Saturday, April 11, 2009

Picking on High-Rises

Article

I love the main author. He's done some great work, but this time he ventures into physics. The main contention is that next big Cascadia earthquake will be a high-rise breaker, mainly due to low frequencies.

I believe this author was the first to mention, what I consider a real high-rise breaker, and that's the high-velocity 'fling' pulse. These are known to crack the tall buildings. But now he is saying that a 4 minute low-frequency sinusoid can destroy high-rises.

This implies damage with a very low peak ground velocity (PGV). You'll notice in the figure that this earthquake is way the heck in the middle of nowhere town. Plus, it is a diving thrust, which can never produce any velocity. But a long rupture likes to put out the long ground motions. We can't forget that there will be one heck of a tsunami!

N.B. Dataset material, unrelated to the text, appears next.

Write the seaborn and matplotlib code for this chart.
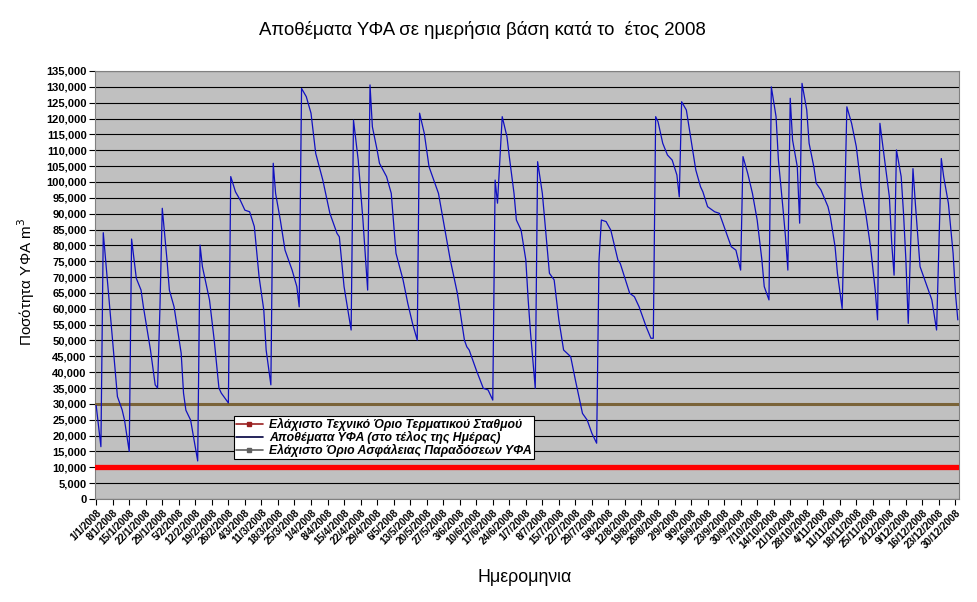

In order to simulate damage, he has to place an imaginary high-rise on an imaginary shake table. This allows the building to accumulate energy over 4 minutes, and with perfect resonance, the building will explode. But this is not reality, since high-rises have to be located on firm rock, or they tip over. Thus, there is radiative damping that nobody thinks about, so the building is not a perfect resonator. As long as you are on rock, there will not be any damage.

Medium-rise concrete buildings, on raft foundations, on a giant swamp are at risk. This is what happened in Mexico City.